┌─ Dataset entries

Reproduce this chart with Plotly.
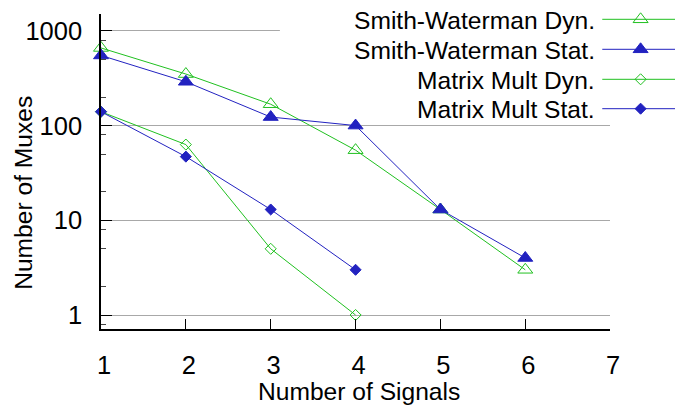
import plotly.graph_objects as go

# ---------------- data ----------------
signals_sw = [1, 2, 3, 4, 5, 6]
sw_dyn = [660, 350, 168, 55, 13, 3]
sw_stat = [550, 290, 123, 100, 13, 4]

signals_mm = [1, 2, 3, 4]
mm_dyn = [140, 63, 5, 1]
mm_stat = [140, 47, 13, 3]

series_names = ["Smith-Waterman Dyn.", "Smith-Waterman Stat.",
                "Matrix Mult Dyn.", "Matrix Mult Stat."]

x_ticks = [1, 2, 3, 4, 5, 6, 7]
y_ticks = [1, 10, 100, 1000]
y_tick_text = ["1", "10", "100", "1000"]
y_minor = [0.8, 2, 5, 8, 20, 50, 80, 200, 500, 800]

# ---------------- layout constants (pixels) ----------------
W, H = 685, 406
L, B = 101, 77          # margins (right / top are 0; main plot gets a domain)
AREA_W = W - L          # 584
AREA_H = H - B          # 329
PLOT_RIGHT = 619
PLOT_TOP = 14

GREEN = "#20c020"
BLUE = "#2222c0"
FONT = "Liberation Sans, Arial, Helvetica, sans-serif"


def px_x(p):
    return (p - L) / AREA_W


def px_y(p):
    return (AREA_H - p) / AREA_H


fig = go.Figure()

styles = [
    (signals_sw, sw_dyn, GREEN, "triangle-up-open", 13),
    (signals_sw, sw_stat, BLUE, "triangle-up", 13),
    (signals_mm, mm_dyn, GREEN, "diamond-open", 8.5),
    (signals_mm, mm_stat, BLUE, "diamond", 8.5),
]

for (xs, ys, col, sym, sz), name in zip(styles, series_names):
    fig.add_trace(go.Scatter(
        x=xs, y=ys, name=name, mode="lines+markers",
        line=dict(color=col, width=1),
        marker=dict(symbol=sym, size=sz, color=col, line=dict(color=col, width=1)),
        cliponaxis=False, showlegend=False, xaxis="x", yaxis="y"))

# ---------------- custom gnuplot-like key (text left, sample right) ----------------
row_y = [19.3, 49.3, 79.3, 108.7]
key_line_x = [611, 685]
key_marker_x = 650
key_text_right = 606

for (xs, ys, col, sym, sz), name, ry in zip(styles, series_names, row_y):
    fig.add_trace(go.Scatter(
        x=key_line_x, y=[ry, ry], mode="lines", line=dict(color=col, width=1),
        showlegend=False, hoverinfo="skip", xaxis="x2", yaxis="y2", cliponaxis=False))
    fig.add_trace(go.Scatter(
        x=[key_marker_x], y=[ry], mode="markers",
        marker=dict(symbol=sym, size=sz, color=col, line=dict(color=col, width=1)),
        showlegend=False, hoverinfo="skip", xaxis="x2", yaxis="y2", cliponaxis=False))
    fig.add_annotation(
        x=px_x(key_text_right), y=px_y(ry + 1), xref="paper", yref="paper",
        text=name, showarrow=False, xanchor="right", yanchor="middle",
        font=dict(size=24.6, color="black", family=FONT))

# opaque key box hides the 1000 grid line behind it
fig.add_shape(type="rect", xref="x2", yref="y2", x0=283, x1=685, y0=0, y1=45,
              fillcolor="white", line=dict(width=0), layer="below")

# axis titles
fig.add_annotation(x=px_x(363.5), y=px_y(391), xref="paper", yref="paper",
                   text="Number of Signals", showarrow=False,
                   xanchor="center", yanchor="middle",
                   font=dict(size=24.6, color="black", family=FONT))
fig.add_annotation(x=px_x(22), y=px_y(192.5), xref="paper", yref="paper",
                   text="Number of Muxes", showarrow=False, textangle=-90,
                   xanchor="center", yanchor="middle",
                   font=dict(size=24.6, color="black", family=FONT))

fig.update_layout(
    width=W, height=H,
    margin=dict(l=L, r=0, t=0, b=B, pad=0),
    paper_bgcolor="white", plot_bgcolor="rgba(0,0,0,0)",
    font=dict(family=FONT, size=25.5, color="black"),
    showlegend=False,
    xaxis=dict(
        domain=[0, (PLOT_RIGHT - L) / AREA_W], range=[1, 7],
        tickmode="array", tickvals=x_ticks, ticktext=[str(v) for v in x_ticks],
        ticks="inside", ticklen=10, tickwidth=1, tickcolor="black",
        showline=True, linecolor="black", linewidth=1.5,
        showgrid=False, zeroline=False, ticklabelshift=3, ticklabelstandoff=13,
        tickfont=dict(size=25.5, color="black", family=FONT)),
    yaxis=dict(
        domain=[0, (AREA_H - PLOT_TOP) / AREA_H], type="log",
        range=[-0.1478, 3.178],
        tickmode="array", tickvals=y_ticks, ticktext=y_tick_text,
        ticks="inside", ticklen=11, tickwidth=1, tickcolor="black",
        minor=dict(tickmode="array", tickvals=y_minor, ticks="inside",
                   ticklen=5, tickwidth=1, tickcolor="#444444", showgrid=False),
        showline=True, linecolor="black", linewidth=1.5,
        showgrid=True, gridcolor="#a8a8a8", gridwidth=1, zeroline=False,
        ticklabelstandoff=12,
        tickfont=dict(size=25.5, color="black", family=FONT)),
    xaxis2=dict(domain=[0, 1], range=[L, W], visible=False, anchor="y2"),
    yaxis2=dict(domain=[0, 1], range=[AREA_H, 0], visible=False, anchor="x2"),
)

fig.write_html("out.html")
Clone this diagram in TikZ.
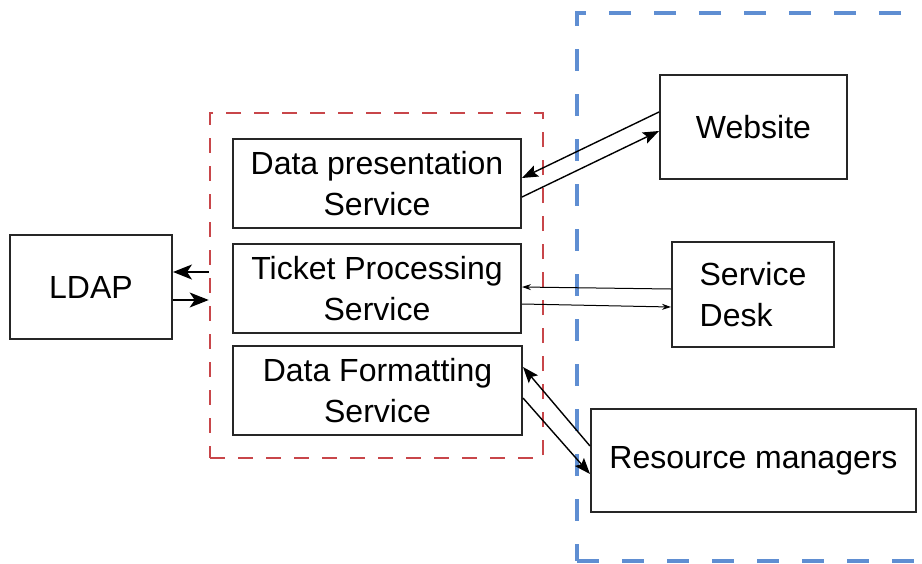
\documentclass[tikz,border=0pt]{standalone}
\usepackage{fontspec}
\setmainfont{Liberation Sans}
\usetikzlibrary{arrows.meta,calc}
\definecolor{grpred}{RGB}{200,70,74}
\definecolor{grpblue}{RGB}{95,142,210}
\tikzset{
  box/.style={draw=black!85, line width=2pt, rectangle, inner sep=0pt,
    font=\fontsize{32}{41}\selectfont, align=center},
  redgrp/.style={draw=grpred, line width=2.6pt, dash pattern=on 15pt off 13pt, rectangle, inner sep=0pt},
  bluegrp/.style={draw=grpblue, line width=3.6pt, dash pattern=on 22pt off 23pt, rectangle, inner sep=0pt},
  bigarr/.style={line width=1.6pt, -{Stealth[length=19pt,width=15pt,inset=5pt]}},
  midarr/.style={line width=1.4pt, -{Stealth[length=16pt,width=12pt,inset=3pt]}},
  smallarr/.style={line width=1pt, -{Stealth[length=9pt,width=6pt]}},
}
\begin{document}
\begin{tikzpicture}[x=1pt,y=-1pt]
\useasboundingbox (0,0) rectangle (922,563);
\clip (0,0) rectangle (922,563);
\fill[white] (0,0) rectangle (922,563);

\node[bluegrp, minimum width=383pt, minimum height=548pt] (ext) at (768.5,287) {};
\node[redgrp, minimum width=333pt, minimum height=345pt] (grp) at (376.5,285.5) {};

\node[box, minimum width=162pt, minimum height=104pt] (ldap) at (91,287) {LDAP};
\node[box, minimum width=288pt, minimum height=89pt] (dp) at (377,183.5) {Data presentation\\Service};
\node[box, minimum width=288pt, minimum height=89pt] (tp) at (377,288.5) {Ticket Processing\\Service};
\node[box, minimum width=289pt, minimum height=89pt] (df) at (377.5,390.5) {Data Formatting\\Service};
\node[box, minimum width=187pt, minimum height=104pt] (web) at (753.5,127) {Website};
\node[box, minimum width=162pt, minimum height=105pt, align=left] (sd) at (753,294.5) {Service\\Desk};
\node[box, minimum width=325pt, minimum height=103pt] (rm) at (753.5,460.5) {Resource managers};

% LDAP <-> group
\draw[bigarr] ($(grp.west)+(0,-13.5)$) -- ($(ldap.east)+(0,-15)$);
\draw[bigarr] ($(ldap.east)+(0,13)$) -- ($(grp.west)+(0,14.5)$);

% Website <-> Data presentation
\draw[midarr] ($(web.west)+(0,-15)$) -- ($(dp.east)+(0,-5.5)$);
\draw[midarr] ($(dp.east)+(0,13.5)$) -- ($(web.west)+(0,4)$);

% Service Desk <-> Ticket Processing
\draw[smallarr] ($(sd.west)+(0,-5.5)$) -- ($(tp.east)+(0,-1.5)$);
\draw[smallarr] ($(tp.east)+(0,15.5)$) -- ($(sd.west)+(0,12.5)$);

% Resource managers <-> Data Formatting
\draw[midarr] ($(rm.west)+(0,-14.5)$) -- ($(df.east)+(0,-23.5)$);
\draw[midarr] ($(df.east)+(0,7.5)$) -- ($(rm.west)+(0,13.5)$);
\end{tikzpicture}
\end{document}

└─

#### [Set task]
All lines from the start of the entries above through the line containing "key_text_right = 606" are to be given again exactly; the pictures are not.

#### [Correct response]
Reproduce this chart with Plotly.
import plotly.graph_objects as go

# ---------------- data ----------------
signals_sw = [1, 2, 3, 4, 5, 6]
sw_dyn = [660, 350, 168, 55, 13, 3]
sw_stat = [550, 290, 123, 100, 13, 4]

signals_mm = [1, 2, 3, 4]
mm_dyn = [140, 63, 5, 1]
mm_stat = [140, 47, 13, 3]

series_names = ["Smith-Waterman Dyn.", "Smith-Waterman Stat.",
                "Matrix Mult Dyn.", "Matrix Mult Stat."]

x_ticks = [1, 2, 3, 4, 5, 6, 7]
y_ticks = [1, 10, 100, 1000]
y_tick_text = ["1", "10", "100", "1000"]
y_minor = [0.8, 2, 5, 8, 20, 50, 80, 200, 500, 800]

# ---------------- layout constants (pixels) ----------------
W, H = 685, 406
L, B = 101, 77          # margins (right / top are 0; main plot gets a domain)
AREA_W = W - L          # 584
AREA_H = H - B          # 329
PLOT_RIGHT = 619
PLOT_TOP = 14

GREEN = "#20c020"
BLUE = "#2222c0"
FONT = "Liberation Sans, Arial, Helvetica, sans-serif"


def px_x(p):
    return (p - L) / AREA_W


def px_y(p):
    return (AREA_H - p) / AREA_H


fig = go.Figure()

styles = [
    (signals_sw, sw_dyn, GREEN, "triangle-up-open", 13),
    (signals_sw, sw_stat, BLUE, "triangle-up", 13),
    (signals_mm, mm_dyn, GREEN, "diamond-open", 8.5),
    (signals_mm, mm_stat, BLUE, "diamond", 8.5),
]

for (xs, ys, col, sym, sz), name in zip(styles, series_names):
    fig.add_trace(go.Scatter(
        x=xs, y=ys, name=name, mode="lines+markers",
        line=dict(color=col, width=1),
        marker=dict(symbol=sym, size=sz, color=col, line=dict(color=col, width=1)),
        cliponaxis=False, showlegend=False, xaxis="x", yaxis="y"))

# ---------------- custom gnuplot-like key (text left, sample right) ----------------
row_y = [19.3, 49.3, 79.3, 108.7]
key_line_x = [611, 685]
key_marker_x = 650
key_text_right = 606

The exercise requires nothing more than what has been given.